例えば、岩原裕二先生は、キャラの「デザイン」こそ普通だが、コントラストをハッキリ描くという「描き方」のクセがあるし、山本和音先生は、パキッとした線で記号化したキャラを描くという「デザイン」と「描き方」の両方にクセがある。そこに加えて、羽海野チカ先生は、ワチャワチャとした「雰囲気」にクセがあると言える。

逆に、裏那先生・武井先生は「描き方」こそ王道の少年漫画だが、キャラの造形が奇抜であり、「デザイン」にクセがある作家さんと言える。道満先生や久正人先生に至ってはクセしかない。

 

漫画家以外のイラストレーターやデザイナーについても同じである。マテウシュさんは、描いているモチーフこそ普通だが、外国人の目から見た日本の風景という「テーマ」が面白く、そのテーマに水彩画特有の優しく柔らかい「雰囲気」が合わさっている点に強烈なクセを感じる。

中村佑介さんは、キャラクターの造形や表情などの「描き方」「デザイン」に独特のクセがあり、それらが絶妙なバランスで組み合わさることにより、ノスタルジックというか、アンニュイというか、不思議な「雰囲気」が演出されている。これも中村さんならではのクセである。
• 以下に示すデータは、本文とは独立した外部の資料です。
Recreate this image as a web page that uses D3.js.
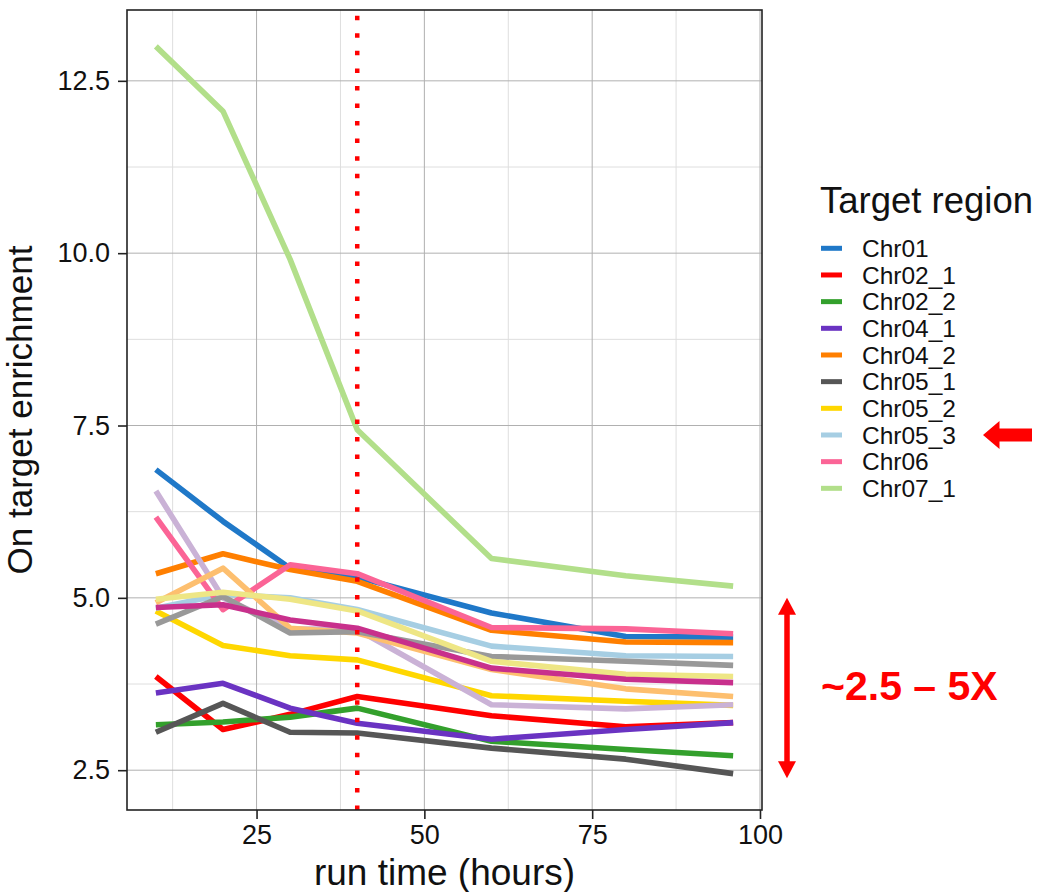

副島さんは「スタイリッシュなカッコよさ」、popman3580さんは「女の子の可愛らしさ」という、他のクリエイターにはない唯一無二の「デザイン」を感じる。

 

*****

 

こういう風に、あくまでも僕の好みの話になってしまうが、僕の好きな作家さんには何かしらのクセがある。だけど、大手少年雑誌の連載作家の多くは、そのどれもが普通に感じてしまう。「クセのある独特な画風を目指そう」というより、「クセのない上手い画風を目指そう」という方向性のように感じる。

(人によっては、僕と見ているポイントが違っていて、「クセがある」と感じる絵柄かもしれないけどね。結局は個人の好みなので)

 

だから、今の大手少年雑誌の連載作品の中で、「この人の絵柄良いね!参考にしよう!」と思えるものが少ないのはそういう点に理由がある。

昨日の記事において、「全員が150キロの豪速球を目指すようになった世界」という話をしたけど、たぶん無関係ではないと思う。

 

ちょっと記事が長くなってきたので、一旦今日はここまで。